Двойное "Я" Гете превращается, в конце концов, в Фауста и Мефистофеля, ибо Мефистофель есть двойник Фауста, как черт Ивана Карамазова есть двойник Ивана Карамазова. Достоевский глубже всего проник в бездну сердца и бездну греха, и он же глубже всего показал пределы раздвоения личности в образах Ставрогина и Ивана Карамазова. Трагедия этого раздвоения состоит в том, что оно все же не может состояться: это есть разрывание живого единства. При этом одно "Я" сознает свою истинность, онтологическую подлинность, светоносность, и, однако, не может уничтожить другое, темное, неподлинное, демоническое "Я". Еще более глубокий трагизм, когда человек теряет сознание того, где подлинное, и где неподлинное "Я"; когда он теряет способность выбора между двумя "Я", когда он забывает, где он сам, и где его двойник (Ставрогин). Но предел трагизма - это полное исчезновение подлинного "Я" и воцарение в душе демонического центра. У Достоевского есть только одна такая личность, в которой это осуществлено последовательно и до конца: это Петр Верховенский. Свидригайлов еще сознает свою неподлинность, меоничность. Впрочем здесь сейчас же выступает основная апория: диктатура зла может и не может до конца осуществиться в душе. Не существует зла, осуществленного "последовательно и до конца", ибо зло имеет своим пределом — ничто.

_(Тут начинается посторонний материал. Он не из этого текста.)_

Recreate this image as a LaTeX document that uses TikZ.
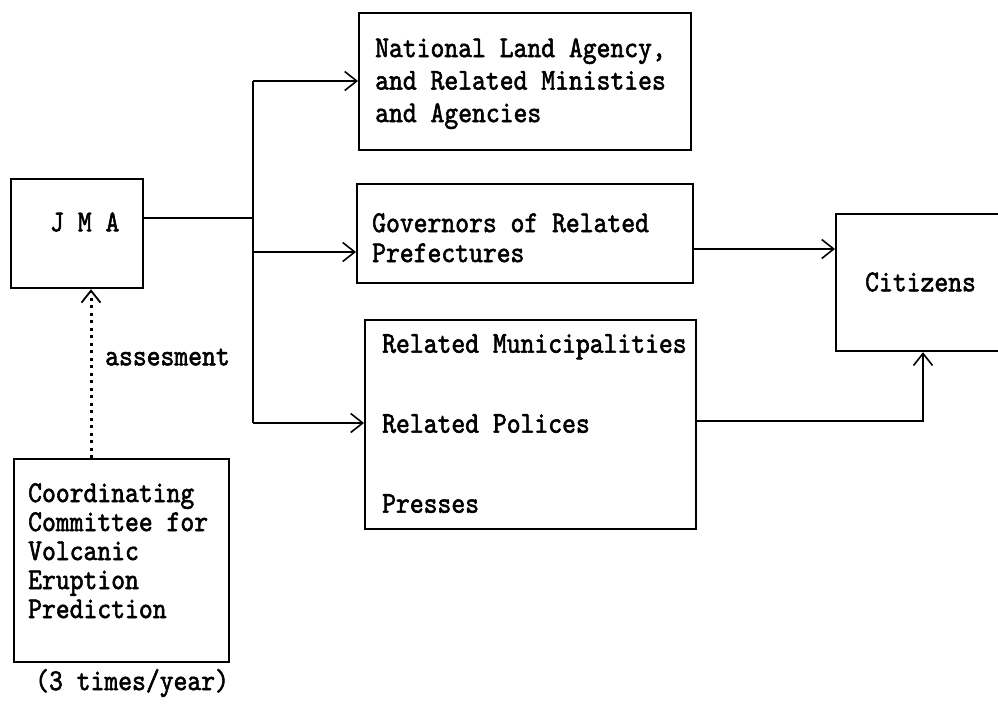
\documentclass[tikz,border=0pt]{standalone}
\usepackage{fontspec}
\newfontfamily\typew[FakeStretch=0.87,FakeBold=1.8]{lmmono10-regular.otf}
\usetikzlibrary{arrows.meta}
\begin{document}
\begin{tikzpicture}[x=1pt,y=-1pt,
  box/.style={draw,line width=2.2pt,rectangle,anchor=north west,inner sep=0pt},
  txt/.style={anchor=north west,inner sep=0pt,align=left},
  lbl/.style={anchor=west,inner sep=0pt},
  con/.style={line width=1.6pt},
  arr/.style={con,-{Straight Barb[length=12pt,width=19pt,line width=1.6pt]}},
  dotarr/.style={line width=3pt,dash pattern=on 3pt off 4.5pt,-{Straight Barb[length=12pt,width=19pt,line width=1.8pt]}}]
\useasboundingbox (0,0) rectangle (998,710);
\tikzset{every node/.append style={font=\typew\fontsize{30.3}{32.5}\selectfont}}

% boxes
\node[box,minimum width=132pt,minimum height=109pt] (jma) at (10,178) {};
\node[box,minimum width=332pt,minimum height=137pt] (top) at (358,12) {};
\node[box,minimum width=336pt,minimum height=99pt] (mid) at (356,183) {};
\node[box,minimum width=331pt,minimum height=209pt] (bot) at (364,319) {};
\node[box,minimum width=200pt,minimum height=137pt] (cit) at (835,213) {};
\node[box,minimum width=215pt,minimum height=203pt] (com) at (13,458) {};

% texts
\node[lbl] (jmat) at (50,222) {J M A};
\node[txt] (topt) at (375,38) {National Land Agency,\\and Related Ministies\\and Agencies};
\node[txt,font=\typew\fontsize{30.3}{30}\selectfont] (midt) at (372,213) {Governors of Related\\Prefectures};
\node[txt,font=\typew\fontsize{30.3}{80}\selectfont] (bott) at (382,334) {Related Municipalities\\Related Polices\\Presses};
\node[lbl] (citt) at (865,282) {Citizens};
\node[txt,font=\typew\fontsize{30.3}{29}\selectfont] (comt) at (28,483) {Coordinating\\Committee for\\Volcanic\\Eruption\\Prediction};
\node[lbl] (freq) at (35,683) {(3 times/year)};
\node[lbl] (ass) at (105,357) {assesment};

% connectors
\coordinate (jo) at (253,218);
\coordinate (t1) at (253,81);
\coordinate (t2) at (253,252);
\coordinate (t3) at (253,423);
\coordinate (mo) at (692,249);
\coordinate (bo) at (923,421);
\coordinate (dx) at (91,0);

\draw[con] (jma.east |- jo) -- (jo);
\draw[con] (t1) -- (t3);
\draw[arr] (t1) -- (top.west |- t1);
\draw[arr] (t2) -- (mid.west |- t2);
\draw[arr] (t3) -- (bot.west |- t3);
\draw[arr] (mid.east |- mo) -- (cit.west |- mo);
\draw[arr] (bot.east |- bo) -- (bo) -- (cit.south -| bo);
\draw[dotarr] (com.north -| dx) -- (jma.south -| dx);
\end{tikzpicture}
\end{document}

Исследование значения сердца в религии приводит, таким образом, к проблеме греха, к антиномии зла. Разрешение этой антиномии приводит нас к проблемам искупления, спасения, воскресения. "Аз есмь путь, истина и жизнь" — таково единственно возможное для христианина разрешение. И оно уводит за пределы настоящей темы".